For sure, some scenes and the whole story will seem somewhat close to other movies – for instance the new mother of revenge movies, Kill Bill, or the famous revenge movies of the 80’s. Strangely coincidentally enough, also a little bit to Crank: While Statham takes Adrenalin all the time during Crank to survive, Rayne takes pain killers and drugs all the time to deal with the physiological as well as psychological damage. By the way, the movie’s name while in production was “Pain Killer” but it had to be changed due to some weird copyright problems, just read the “nice” sign in the credits. But the story has some originality and crazy new ideas, together with unused, fresh locations in the beautiful country that is Canada. Director Viel also must have known that he could never reach a “Hollywood-Look” with HD material, so he skillfully uses various filters on the images, without visually over-killing them.
Like it is with low-budget movies, they always have a drop of bitterness here and there – but after all, this is a dream project that could only be made with little money and lots of energy: While the main actor as well as the bigger supporting actors act very well, there are some smaller roles that come across as a bit amateurish (we are not talking about JoBlo’s gag-scene, though), especially when it comes to some emotional scenes… it’s obvious. And while the Mano-a-Mano fights are both realistic and professional, some of the shooting sequences look a bit unbelievable – like in the warehouse, where everyone seems to be shooting for a long time before finally someone drops dead on the ground. And the digital blood, why?!
But the movie is good at clearing away these small blemishes: Especially John Fallon who is absolutely in the zone with his acting! His expressions and his anger-attacks during the horrible beginning-sequence make the audience feel for him, wanting his revenge together with him. Every act of revenge is like a candy, a good feeling of getting even with these bastards. Also his drug-buddy, played by Deke Richards, delivers a good performance. The music rocks most of the time, sometimes it’s a hint too sentimental, and there are some great below-the-line jokes that’ll make you laugh out loud. Viel obviously has everything under control, and his great sound-mix deserves an honorable mention.

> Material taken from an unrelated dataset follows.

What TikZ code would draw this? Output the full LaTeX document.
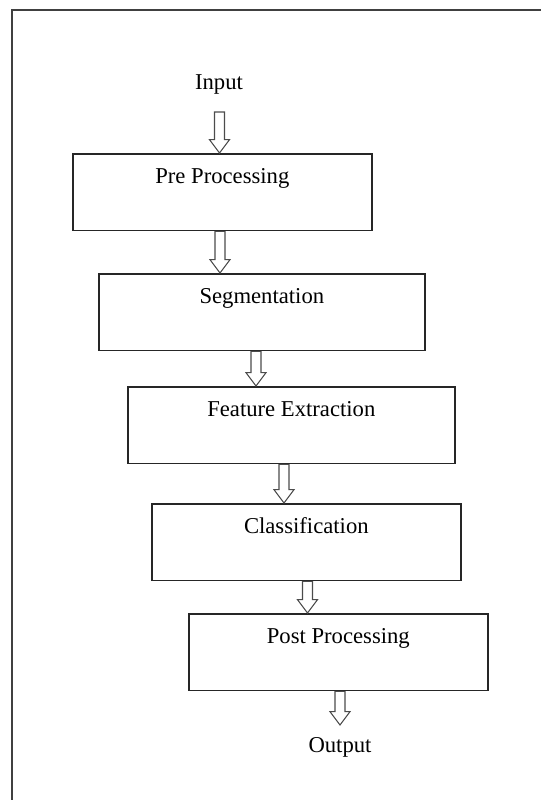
\documentclass[tikz,border=0pt]{standalone}
\usepackage{fontspec}
\setmainfont{Liberation Serif}
\usetikzlibrary{calc}
\newcommand{\hollowarrow}[2]{%
  \draw[harrow] let \p1=(#1), \p2=(#2) in
  (\x1-3.75pt,\y1) -- (\x1-3.75pt,\y2+10pt) -- (\x1-7.5pt,\y2+10pt) -- (\x1,\y2)
  -- (\x1+7.5pt,\y2+10pt) -- (\x1+3.75pt,\y2+10pt) -- (\x1+3.75pt,\y1) -- cycle;}
\begin{document}
\begin{tikzpicture}[x=0.75pt,y=-0.75pt,
  stage/.style={draw=black!85, line width=1.25pt, inner sep=0pt, anchor=north west,
    minimum width=#1, text height=22.5pt, text depth=35pt},
  label/.style={inner sep=0pt},
  harrow/.style={draw=black!70, line width=0.8pt, fill=white, line join=miter},
  frame/.style={draw=black!75, line width=1.5pt}]
\useasboundingbox (0,0) rectangle (541,800);
\fontsize{17}{20}\selectfont
% frame (only top and left edges visible)
\draw[frame] (12,830) -- (12,10) -- (560,10);
% nodes
\node[label] (in) at (219,84) {Input};
\node[stage=224.25pt] (pre) at (72,153) {Pre Processing};
\node[stage=244.5pt] (seg) at (98,273) {Segmentation};
\node[stage=245.25pt] (feat) at (127,386) {Feature Extraction};
\node[stage=231.75pt] (cls) at (151,503) {Classification};
\node[stage=224.25pt] (post) at (188,613) {Post Processing};
\node[label] (out) at (340,747) {Output};
% arrow anchor points
\coordinate (a1) at (219.5,112);
\coordinate (a2) at ($(pre.south west)+(148,0)$);
\coordinate (a3) at ($(seg.south west)+(158,0)$);
\coordinate (a4) at ($(feat.south west)+(157,0)$);
\coordinate (a5) at ($(cls.south west)+(156.5,0)$);
\coordinate (a6) at ($(post.south west)+(152,0)$);
\coordinate (a6end) at (340,725);
% arrows
\hollowarrow{a1}{a1 |- pre.north}
\hollowarrow{a2}{a2 |- seg.north}
\hollowarrow{a3}{a3 |- feat.north}
\hollowarrow{a4}{a4 |- cls.north}
\hollowarrow{a5}{a5 |- post.north}
\hollowarrow{a6}{a6end}
\end{tikzpicture}
\end{document}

Viel shows horrible images only for a couple of frames, to give an impression, and leaves the sound of the scene in full volume going – this way the horror is created in the head, and not through long shots of cheap gore effects.
Running just a bit more then 70 minutes, the movie is a bit short – but thank god Viel didn’t even try to blow it up to ninety minutes, following that stupid trend nowadays that movies need to be as long as possible. That is brave, that makes sense, this way the movie doesn’t have a single boring minute on screen. In the end, Viel and Fallon can be totally proud of their baby: It delivers.